搭載されるパワートレインは、ティグアンで初の1.5リッターeTSIマイルド・ハイブリッド(前輪駆動)に加え、日本でも高い人気を誇る2.0リッターのTDIディーゼルにフルタイム4WDシステムの「4MOTION」を組み合わせた2種類となる。

eTSIマイルド・ハイブリッドの1.5リッター直4ガソリン・ターボは、最高出力150㎰(110kW)、最大トルク250Nmとなる最新世代の「EA211 evo2」エンジンを採用。4気筒のうち2気筒を休止させる気筒休止装置のアクティブ・シリンダー・マネジメント機構(ACT)を強化。より頻繁に停止して走行することで効率性を向上させるとともに、走行中にエンジンの完全停止、再始動を行うことでコースティング走行(滑走)も行う。これにより100km走行あたりで最大0.5リッターのガソリン節約に寄与するという。
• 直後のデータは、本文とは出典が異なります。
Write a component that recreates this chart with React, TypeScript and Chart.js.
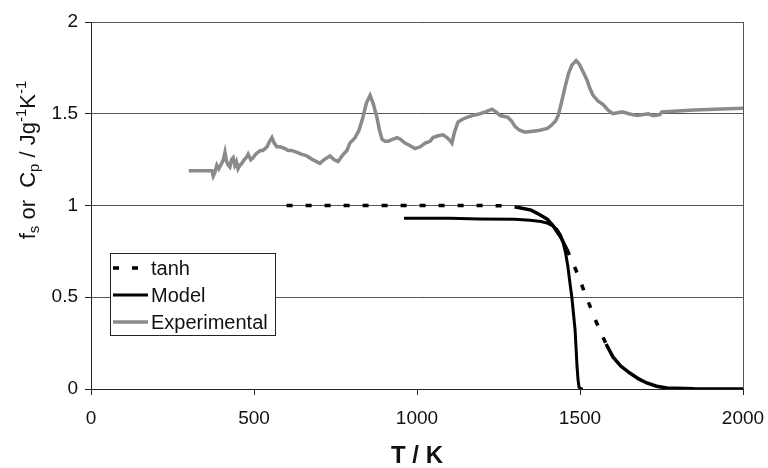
import { useEffect, useRef } from "react";
import { Chart, registerables } from "chart.js";

Chart.register(...registerables);

// ---------- data ----------
const seriesLabels = ["tanh", "Model", "Experimental"];

const tanhT = [600, 900, 1200, 1260, 1307, 1350, 1377, 1400, 1417, 1440, 1460, 1480, 1500, 1515, 1531, 1545, 1561, 1580, 1601, 1625, 1653, 1680, 1705, 1735, 1767, 1850, 2000];
const tanhFs = [1.0, 1.0, 1.0, 0.998, 0.99, 0.975, 0.95, 0.925, 0.89, 0.83, 0.76, 0.68, 0.595, 0.52, 0.45, 0.385, 0.32, 0.245, 0.175, 0.125, 0.087, 0.055, 0.033, 0.015, 0.005, 0.001, 0.0];

const modelT = [960, 1100, 1193, 1300, 1347, 1380, 1399, 1415, 1429, 1440, 1448, 1456, 1463, 1469, 1475, 1480, 1485, 1488, 1491, 1494, 1497, 1503, 1509];
const modelFs = [0.93, 0.93, 0.927, 0.925, 0.92, 0.913, 0.905, 0.89, 0.87, 0.84, 0.8, 0.74, 0.665, 0.58, 0.5, 0.41, 0.32, 0.22, 0.12, 0.05, 0.01, 0.0, 0.0];

const expT = [300, 371, 375, 380, 386, 392, 401, 406, 411, 416, 421, 426, 431, 436, 441, 446, 451, 457, 463, 470, 476, 482, 490, 497, 505, 512, 520, 527, 534, 540, 548, 555, 562, 570, 580, 595, 605, 615, 632, 645, 662, 680, 702, 715, 733, 745, 758, 770, 785, 794, 810, 822, 834, 845, 856, 865, 877, 885, 893, 902, 911, 925, 939, 950, 963, 975, 994, 1010, 1025, 1040, 1049, 1065, 1080, 1092, 1101, 1107, 1115, 1126, 1140, 1153, 1170, 1193, 1210, 1230, 1242, 1255, 1268, 1279, 1290, 1301, 1315, 1331, 1355, 1377, 1400, 1414, 1425, 1433, 1443, 1454, 1465, 1475, 1488, 1498, 1509, 1520, 1530, 1540, 1555, 1571, 1586, 1601, 1615, 1629, 1650, 1675, 1690, 1709, 1725, 1745, 1751, 1850, 2000];
const expCp = [1.19, 1.19, 1.16, 1.18, 1.22, 1.2, 1.23, 1.25, 1.29, 1.24, 1.22, 1.21, 1.25, 1.26, 1.22, 1.24, 1.2, 1.22, 1.23, 1.25, 1.26, 1.28, 1.25, 1.26, 1.28, 1.29, 1.3, 1.3, 1.31, 1.32, 1.35, 1.37, 1.34, 1.32, 1.32, 1.31, 1.3, 1.3, 1.29, 1.28, 1.27, 1.25, 1.23, 1.25, 1.27, 1.25, 1.24, 1.27, 1.3, 1.34, 1.37, 1.41, 1.48, 1.56, 1.6, 1.56, 1.48, 1.41, 1.36, 1.35, 1.35, 1.36, 1.37, 1.36, 1.34, 1.33, 1.31, 1.32, 1.34, 1.35, 1.37, 1.38, 1.385, 1.37, 1.355, 1.34, 1.4, 1.455, 1.47, 1.48, 1.49, 1.5, 1.51, 1.525, 1.51, 1.49, 1.485, 1.48, 1.46, 1.43, 1.41, 1.4, 1.405, 1.41, 1.42, 1.44, 1.46, 1.49, 1.56, 1.645, 1.72, 1.765, 1.79, 1.77, 1.73, 1.69, 1.64, 1.6, 1.57, 1.55, 1.52, 1.5, 1.505, 1.51, 1.5, 1.49, 1.495, 1.5, 1.49, 1.495, 1.51, 1.52, 1.53];

const xTicks = [0, 500, 1000, 1500, 2000];
const xTickLabels = ["0", "500", "1000", "1500", "2000"];
const yTicks = [0, 0.5, 1, 1.5, 2];
const yTickLabels = ["0", "0.5", "1", "1.5", "2"];
const xTitle = "T / K";
const yTitleParts = [
  { t: "f", k: "n" },
  { t: "s", k: "sub" },
  { t: " or  C", k: "n" },
  { t: "p", k: "sub" },
  { t: " / Jg", k: "n" },
  { t: "-1", k: "sup" },
  { t: "K", k: "n" },
  { t: "-1", k: "sup" },
];

const FONT = "'Liberation Sans', Arial, Helvetica, sans-serif";
const LEGEND_DASH = [6, 13];

const pts = (xs: number[], ys: number[]) => xs.map((x, i) => ({ x, y: ys[i] }));

const overlayPlugin = {
  id: "overlay",
  afterDraw(chart: any) {
    const ctx = chart.ctx as CanvasRenderingContext2D;
    // y axis title with sub/superscripts
    ctx.save();
    const mainSize = 22;
    const smallSize = 15;
    const measure = (p: any) => {
      ctx.font = `${p.k === "n" ? mainSize : smallSize}px ${FONT}`;
      return ctx.measureText(p.t).width;
    };
    const total = yTitleParts.reduce((s, p) => s + measure(p), 0);
    ctx.translate(35, 160);
    ctx.rotate(-Math.PI / 2);
    ctx.fillStyle = "#111";
    ctx.textBaseline = "alphabetic";
    ctx.textAlign = "left";
    let cx = -total / 2;
    for (const p of yTitleParts) {
      const w = measure(p);
      ctx.font = `${p.k === "n" ? mainSize : smallSize}px ${FONT}`;
      const dy = p.k === "sub" ? 4 : p.k === "sup" ? -9 : 0;
      ctx.fillText(p.t, cx, dy);
      cx += w;
    }
    ctx.restore();

    // legend box
    ctx.save();
    const bx = 110.5, by = 253.5, bw = 165, bh = 82;
    ctx.fillStyle = "#fff";
    ctx.fillRect(bx, by, bw, bh);
    ctx.strokeStyle = "#222";
    ctx.lineWidth = 1;
    ctx.strokeRect(bx, by, bw, bh);
    const rows = [268, 295, 322];
    chart.data.datasets.forEach((ds: any, i: number) => {
      const y = rows[i];
      ctx.beginPath();
      ctx.strokeStyle = ds.borderColor;
      ctx.lineWidth = ds.borderWidth;
      ctx.setLineDash(i === 0 ? LEGEND_DASH : []);
      ctx.moveTo(113, y);
      ctx.lineTo(148, y);
      ctx.stroke();
      ctx.setLineDash([]);
      ctx.fillStyle = "#111";
      ctx.font = `20px ${FONT}`;
      ctx.textBaseline = "middle";
      ctx.fillText(ds.label, 151, y + 1);
    });
    ctx.restore();
  },
};

export default function App() {
  const ref = useRef<HTMLCanvasElement | null>(null);
  useEffect(() => {
    if (!ref.current) return;
    const chart = new Chart(ref.current, {
      type: "line",
      data: {
        datasets: [
          {
            label: seriesLabels[0],
            data: pts(tanhT, tanhFs),
            borderColor: "#000",
            borderWidth: 3.5,
            segment: {
              borderDash: (c: any) => {
                const t = c.p0.parsed.x;
                return t < 1280 || (t >= 1455 && t < 1570) ? [6, 13] : [];
              },
            },
          },
          {
            label: seriesLabels[1],
            data: pts(modelT, modelFs),
            borderColor: "#000",
            borderWidth: 3,
          },
          {
            label: seriesLabels[2],
            data: pts(expT, expCp),
            borderColor: "#8a8a8a",
            borderWidth: 3.5,
          },
        ],
      },
      options: {
        animation: false,
        responsive: false,
        maintainAspectRatio: false,
        layout: { padding: { top: 22, right: 25, bottom: 0, left: 0 } },
        plugins: { legend: { display: false }, tooltip: { enabled: false } },
        elements: { point: { radius: 0 }, line: { tension: 0, borderCapStyle: "butt" } },
        scales: {
          x: {
            type: "linear",
            min: 0,
            max: 2000,
            afterBuildTicks: (s: any) => {
              s.ticks = xTicks.map((v) => ({ value: v }));
            },
            afterFit: (s: any) => {
              s.height = 79;
              s.paddingLeft = 0;
              s.paddingRight = 0;
            },
            grid: {
              color: (c: any) => (c.tick && c.tick.value === 2000 ? "#555" : "rgba(0,0,0,0)"),
              tickColor: "#222",
              tickLength: 6,
              lineWidth: 1,
            },
            border: { color: "#222", width: 1 },
            ticks: {
              font: { family: FONT, size: 19 },
              color: "#111",
              padding: 12,
              maxRotation: 0,
              autoSkip: false,
              callback: (_v: any, i: number) => xTickLabels[i],
            },
            title: {
              display: true,
              text: xTitle,
              color: "#111",
              font: { family: FONT, size: 24, weight: "bold", lineHeight: 1 },
              padding: { top: 0, bottom: 0 },
            },
          },
          y: {
            type: "linear",
            min: 0,
            max: 2,
            afterBuildTicks: (s: any) => {
              s.ticks = yTicks.map((v) => ({ value: v }));
            },
            afterFit: (s: any) => {
              s.width = 91;
              s.paddingTop = 0;
              s.paddingBottom = 0;
            },
            grid: { color: "#555", tickColor: "#222", tickLength: 6, lineWidth: 1 },
            border: { color: "#222", width: 1 },
            ticks: {
              font: { family: FONT, size: 19 },
              color: "#111",
              padding: 7,
              callback: (_v: any, i: number) => yTickLabels[i],
            },
          },
        },
      },
      plugins: [overlayPlugin],
    } as any);
    return () => chart.destroy();
  }, []);
  return (
    <div style={{ position: "absolute", left: 0, top: 0, width: 768, height: 468, background: "#fff" }}>
      <canvas ref={ref} width={768} height={468} style={{ display: "block" }} />
    </div>
  );
}
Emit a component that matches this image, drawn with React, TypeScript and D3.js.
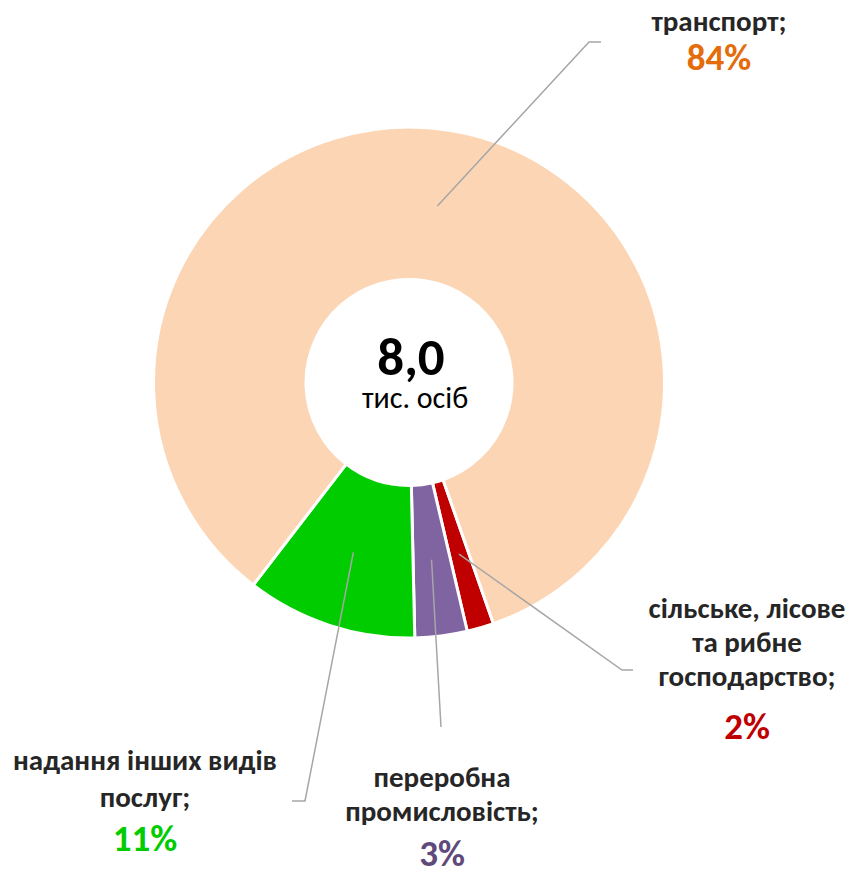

また、ティグアン初搭載となるマイルド・ハイブリッドのモーターは、48V電源を用いたベルト駆動の水冷式スターター&ジェネレーターを採用。駆動用モーターとしても機能し、発進時トルクをアシストすることで、燃費向上に寄与するだけではなく発進や加速もサポートする。

2.0リッター直4ディーゼル・ターボは、193㎰(142kW)の最高出力と400Nmの最大トルクを発揮する「EA288 evo」エンジンを採用。尿素選択式還元触媒のSCRシステムを2つに増した「ツイン・ドージング・システム」を搭載したことで、窒素酸化物(NOx)の排出量をさらに削減している。駆動方式はフルタイム4WDの「4MOTION」と組み合わされる。



2エンジン、3グレードの6タイプ

グレード展開は、1.5リッターeTSIエンジン、2.0リッターTDIエンジンともに、最新の運転支援システムを標準化したエントリー・グレード「アクティブ」、LED式マトリックス・ヘッドライトの「IQ.LIGHT HD」や運転席と助手席のシート・マッサージ機能を標準装備する「エレガンス」、そして、スポーティ仕立てのエクステリアをまとい、専用のシートや20インチ・アルミホイールを装着する「R-ライン」の3グレードの計6グレード展開となっている。

新型ティグアンの予約注文受付は2024年9月に開始され、同年11月以降のデリバリーが始まる予定。なお、価格は現時点では明らかにされていない。